Kevin Janson Neal, 44, was killed by police after shooting at officers who ran the vehicle he was in off the road during the shooting spree, part of which was thwarted by quick lockdown procedures at Rancho Tehama Elementary School, authorities said.

"His mental condition continued to deteriorate, and you know as a family you want to be supportive and you want to love them — and you know, he just continued to devolve and descend into conspiracy theories and hallucinations and delusions of grandeur," Neal's older sister, Sheridan Orr, said in an interview Wednesday from her home in Cary, North Carolina.

"It became difficult to have conversations with him because you never knew what was real and what was fabricated and what was in his mind," she said.

Neal is believed to have murdered his wife and concealed her body beneath the floor of their home before embarking on the shooting spree, which left four other adults dead, officials said.

Image: Kevin Janson Neal

He is suspected of ramming a vehicle into the fence outside of the elementary school and firing into the building — but wasn't able to get into any classrooms because school officials, hearing gunshots about a quarter-mile away, put in place a lockdown procedure, authorities said. One child was shot inside the school.

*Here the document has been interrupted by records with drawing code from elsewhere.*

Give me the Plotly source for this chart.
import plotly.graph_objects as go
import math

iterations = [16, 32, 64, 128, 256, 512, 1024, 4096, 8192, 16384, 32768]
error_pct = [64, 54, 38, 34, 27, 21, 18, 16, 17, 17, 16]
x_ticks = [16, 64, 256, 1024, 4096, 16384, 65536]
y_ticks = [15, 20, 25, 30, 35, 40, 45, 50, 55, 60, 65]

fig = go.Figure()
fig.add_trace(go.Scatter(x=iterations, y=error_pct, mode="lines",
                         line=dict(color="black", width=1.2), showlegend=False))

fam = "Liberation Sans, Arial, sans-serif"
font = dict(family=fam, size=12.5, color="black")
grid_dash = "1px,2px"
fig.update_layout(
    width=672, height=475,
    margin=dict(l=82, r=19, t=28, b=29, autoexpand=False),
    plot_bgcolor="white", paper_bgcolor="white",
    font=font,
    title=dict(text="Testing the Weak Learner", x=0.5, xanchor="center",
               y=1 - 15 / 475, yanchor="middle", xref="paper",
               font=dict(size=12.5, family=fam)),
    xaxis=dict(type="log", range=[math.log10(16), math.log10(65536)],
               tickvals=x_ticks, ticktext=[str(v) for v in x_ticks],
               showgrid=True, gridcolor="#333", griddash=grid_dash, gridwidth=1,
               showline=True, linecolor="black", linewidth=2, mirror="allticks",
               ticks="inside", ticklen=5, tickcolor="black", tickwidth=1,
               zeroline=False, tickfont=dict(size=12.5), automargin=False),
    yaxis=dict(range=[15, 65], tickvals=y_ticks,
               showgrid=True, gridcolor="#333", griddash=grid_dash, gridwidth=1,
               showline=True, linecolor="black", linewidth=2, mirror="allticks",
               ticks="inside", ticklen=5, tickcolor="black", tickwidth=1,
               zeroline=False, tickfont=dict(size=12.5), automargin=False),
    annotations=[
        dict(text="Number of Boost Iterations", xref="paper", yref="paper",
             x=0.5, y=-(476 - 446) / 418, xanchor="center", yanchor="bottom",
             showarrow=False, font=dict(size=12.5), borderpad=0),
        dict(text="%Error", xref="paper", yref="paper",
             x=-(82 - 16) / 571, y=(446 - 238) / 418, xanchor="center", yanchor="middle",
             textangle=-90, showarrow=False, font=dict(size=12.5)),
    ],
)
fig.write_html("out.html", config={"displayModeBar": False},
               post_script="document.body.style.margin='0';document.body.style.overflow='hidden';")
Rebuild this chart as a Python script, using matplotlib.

Orr said she last saw Neal about seven years ago when he was packing up his truck to leave for California, but talked to him more recently than that.

They spoke in January, she said, after Neal was arrested for assault with a deadly weapon in an incident involving a neighbor. Neal complained about having trouble with his neighbors, and Orr said all she could do was give him a gift card to get some clothes to wear to court.

Neal's mother told The Associated Press that her son told her "Mom it's all over now" the day before the shooting rampage, and that he said "I have done everything I could do and I am fighting against everyone who lives in this area."

Orr said that the family had dealt with similar statements for 20 years, so barely reacted to the last one. "We got, 'I can't take it anymore' a thousand times — like when do you know if it's real?" she asked.

Orr said the family tried to get Neal mental help as a teen, but "he got out and we hoped for the best and you know we changed our family to try to, to provide him with what he needed." When they called hotlines for help Neal would become enraged, she said.

"We begged him to go to mental health facilities after he went to California and he got afraid that the government would get his numbers," Orr said. She said his mental condition "continually deteriorated" since around October of 2016.

Investigators recovered two semi-automatic rifles and two handguns after the shootings, police said Tehama County Assistant Sheriff Phil Johnston told reporters Wednesday that investigators are confident that Neal manufactured the rifles at his home. He said the handguns were not registered to Neal.

Image: Rancho Tehama Shooting

Neal was not prohibited from owning firearms, Johnston said. But an attorney who used to represent Neal told the Associated Press that a judge barred Neal from having guns after he was charged with stabbing a neighbor. Attorney Leo Barone told the AP that Neal should have been unable to legally purchase guns because of the court order.

The first calls of a shooting came in just before 8 a.m. local time Tuesday (11 a.m. ET), Johnston said, and the shooting spree ended with Neal's death around 45 minutes later. During that time Neal allegedly fired at passersby and homes apparently at random, and Johnston has said it appears he targeted the elementary school at random.

"I don't want to politicize this now, I know people say it's not the time, but we cannot help but feel that ... he needed better mental health care, and we needed a way to get that for him, because that is something that that I think would have changed the story," Orr said.

"He had no business with guns," Orr said.

"The biggest thing is, we are so sorry for those victims in that community," she said. "I can't even imagine what they're going through."